Ancora, sulla vita esuberante

Maria Teresa, quello che hai scritto sulla vita esuberante mi ha aiutata. Desidero con tutto il cuore piacere al Signore e avere una vita esuberante. Io però sono un tipo molto emotivo e mi butto giù molto facilmente. Vuol dire che mi manca qualcosa? Per favore, aiutami. —Paola

Paola, la tua nota è arrivata proprio a cece, perché avevo già intenzione di parlare della parte che abbiamo noi nello sperimentare la vita di Gesù ad esuberanza.

Prima di tutto, è importante che tu ti ricordi di essere donna e noi donne siamo, per natura, emotive.
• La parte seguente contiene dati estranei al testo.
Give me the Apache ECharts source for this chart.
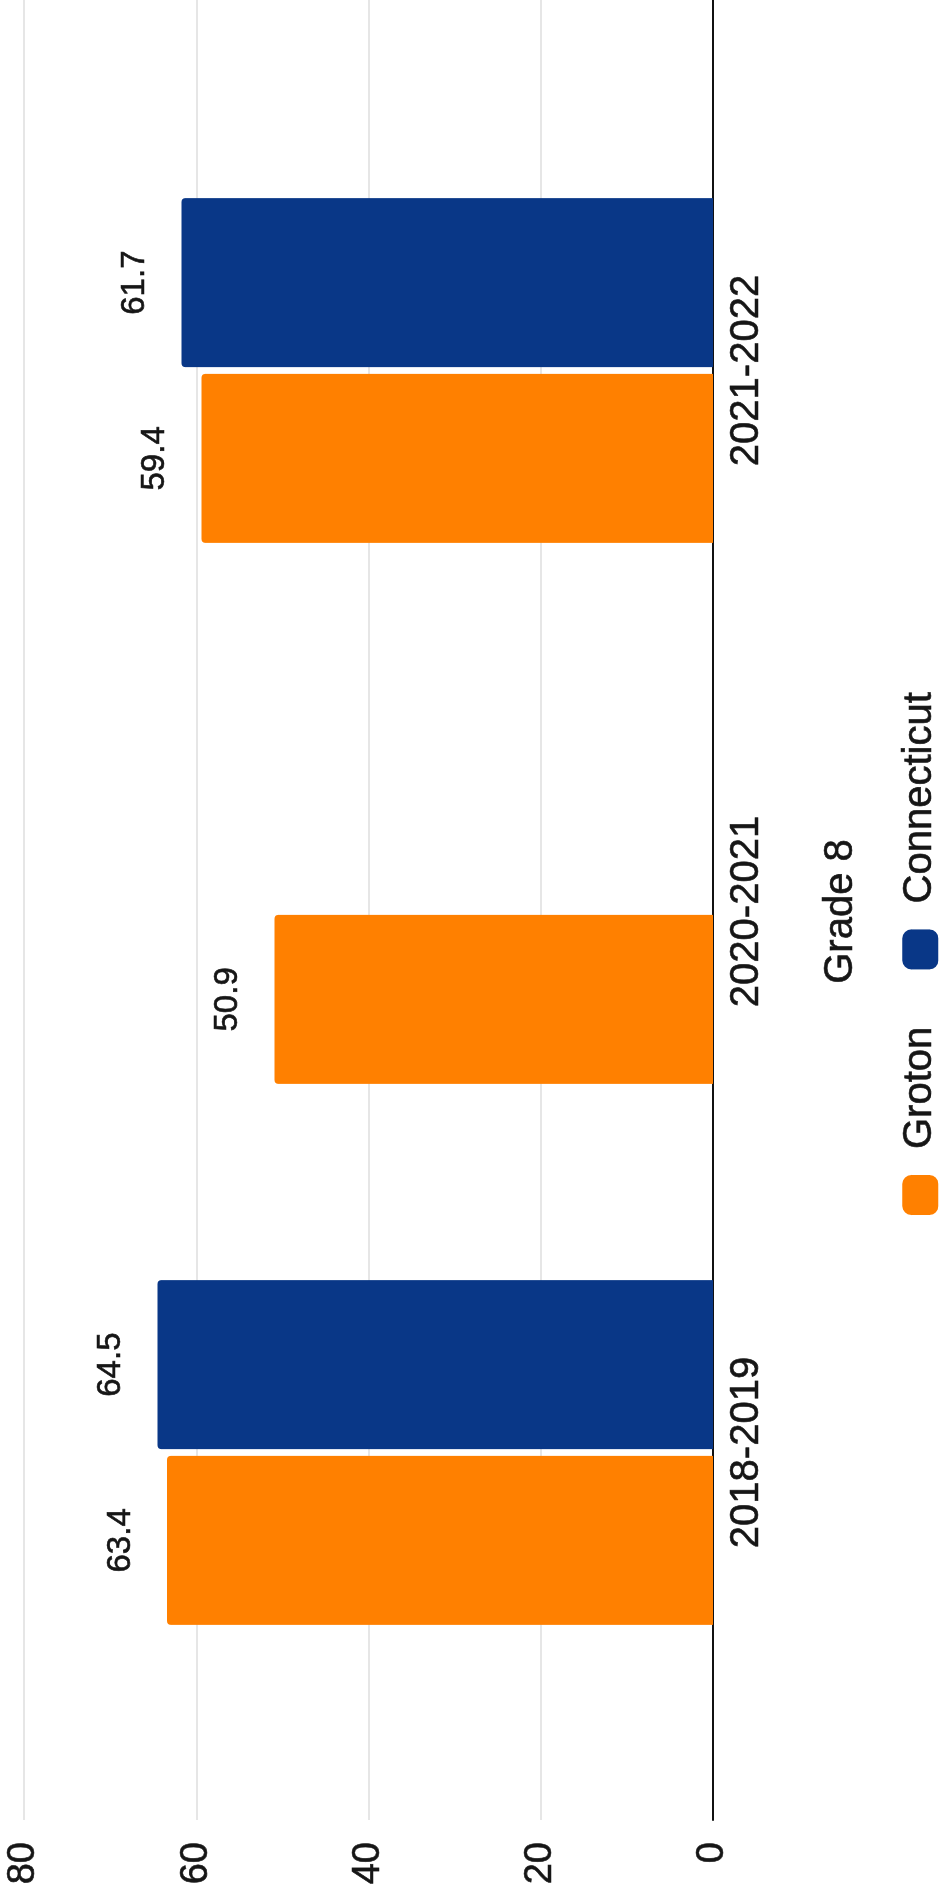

Se le cose vanno bene ci sentiamo eccitate e felici; se vanno male, il nostro stomaco diventa un malloppo duro e la testa ci fa male. Metti nel conto questa realtà che non ha niente a che fare con l’esperienza di una vita ad esuberanza.

Solo se questa tendenza alla tristezza fosse una costante che domina la tua vita, dovresti esaminarti bene se stai bene in salute, oppure – che ne so – se c’è un perdono che non hai concesso, o un peccato ricorrente che non sai dominare, o un rancore che non hai ancora risolto. Se coviamo dei sentimenti negativi, la vita ad esuberanza è impossibile.

Però, pensando a una situazione “normale”, e spero che la tua lo sia, io vedo l’importanza di alcune cose per sperimentare una gioia costante e profonda, che, secondo me, è il sintomo di una relazione buona col Signore e di una vita piena e felice con Lui.

La prima è non trascurare la preghiera, accompagnata da un atteggiamento totale di sottomissione al Signore. È inutile avvicinarci a Lui con dei “ma”, dei “se” o dei “però” o, peggio di tutto, dei “perché?”.

Se crediamo che Dio sia giusto, buono e santo, i “perché” li conosce Lui. Non è una questione di fatalismo, ma è un’abitudine ad avere fiducia nella sua bontà, nella sua santità e nella sua giustizia. Io chiedo le cose al Signore, ma non le pretendo. Gli dico quello che vorrei, ma non gli dò ordini e non faccio l’offesa se non me lo concede. Lui sa quello che è il mio bene e quello dei miei cari.

La seconda cosa è la lettura onesta, regolare e sistematica della Parola di Dio e la determinazione a metterla seriamente in pratica. Giacomo esortava i credenti a “ricevere la Parola con mansuetudine”. Se non abbiamo intenzione di sottometterci, scordiamoci la vita esuberante. Le obbiezioni a Dio non fanno parte della vita cristiana.

Terza cosa è camminare nella luce, cioè vivere cercando di mettere in pratica la Parola di Dio, confessando ogni peccato e vivendo nella trasparenza con Dio. Il Salmista chiedeva, nel Salmo 139: “Prova e conosci i miei pensieri, vedi se c’è in me qualche via iniqua e guidami per la via eterna”. Il Signore ci può convincere di peccati occulti, e di cose che non consideriamo peccati, ma che lo sono. Ascoltiamolo.

Quarta cosa, vivere praticando la presenza di Dio. Questo non vuol dire pregare tutto il tempo o cantare inni a squarciagola (anche se cantare ci fa bene!), ma essere conscie che Gesù è accanto a noi tutto il tempo e in ogni momento ci vede.

Quando siamo con una persona che rispettiamo, certamente ci comportiamo al meglio. Se vediamo che c’è un vigile, non passiamo col rosso. Se siamo convinti che Gesù ci sta guardando, faremo le cose giuste.

Questo, per me, è il modo per realizzare la vita esuberante nel Signore. Forse ti sembro troppo facilona. Ma, per me, funziona. Fammi sapere!